Warning: Never perform blocking operations (like long database migrations) directly inside the main Reconcile thread. Use Kubernetes Jobs or separate Go routines with careful synchronization to avoid starving the controller work queue.

3. Advanced Stateful Patterns

PostgreSQL Operator use cases highlight the complexity of state management. High availability involves managing physical replication slots, write-ahead logs (WAL), and consensus (often via Patroni or etcd). The Operator must act as the orchestrator.

Automated Backup and Recovery

Implementing automated backup and recovery in K8s creates a challenge: consistency. Snapshotting a running PVC (Persistent Volume Claim) might result in corrupted data if the database is not quiesced (frozen) or if the filesystem is not consistent.
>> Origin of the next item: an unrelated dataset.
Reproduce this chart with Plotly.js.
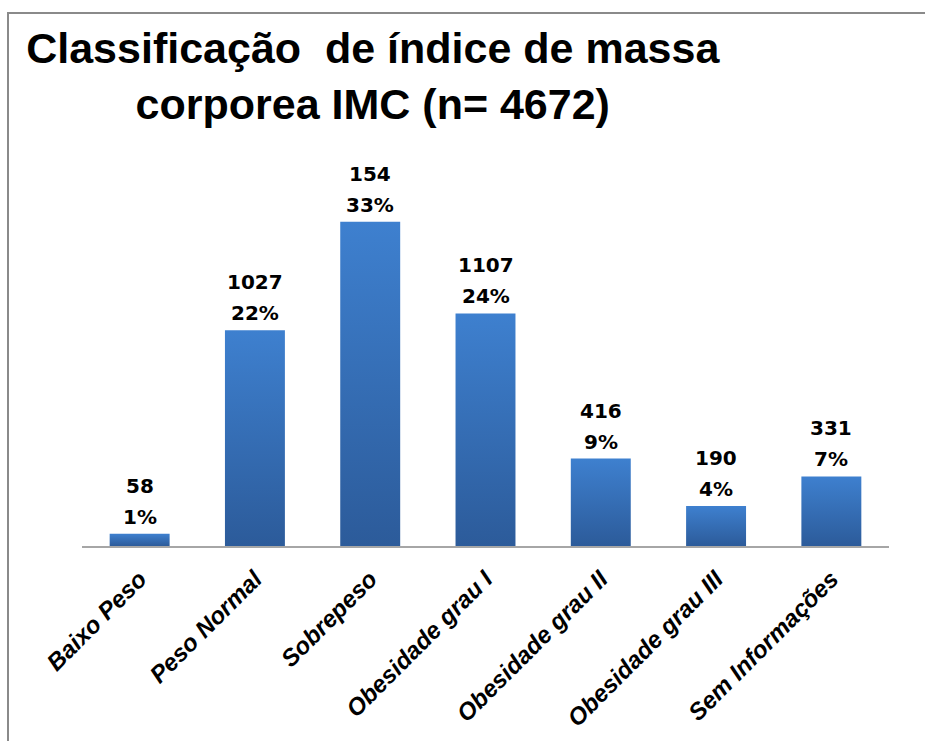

A robust Operator implementation for backups should follow this sequence:

Watch for a BackupSchedule CR or a specific time window.
Connect to the database and issue a CHECKPOINT or lock command.
Trigger the Volume Snapshot via CSI (Container Storage Interface).
Unlock the database immediately to minimize latency impact.
Upload the snapshot metadata to object storage (S3).

Danger: Reliance on simple CronJobs for database backups without application awareness often leads to "Silent Corruption," where backups succeed technically but contain unusable data.

4. Managing Consistency and Split Brains

When automating failover, the Operator must ensure strict consistency. In a network partition scenario, an Operator might mistakenly believe the primary is dead and promote a replica, leading to a "Split Brain" where two nodes accept writes. To mitigate this, Operators should utilize:

PodDisruptionBudgets (PDB): To prevent voluntary disruptions.
Lease API: For leader election within the Operator logic itself.
Fencing: Using STONITH (Shoot The Other Node In The Head) mechanisms via K8s API to ensure the old leader is terminated before promotion.

Conclusion

The Kubernetes Operator Pattern is not a silver bullet; it introduces significant code maintenance overhead. However, for StatefulSet based workloads requiring high availability and complex lifecycle management, it is the only viable path to achieve true cloud-native automation. The trade-off is clear: invest engineering time upfront in building the Operator to save exponential operational toil down the road.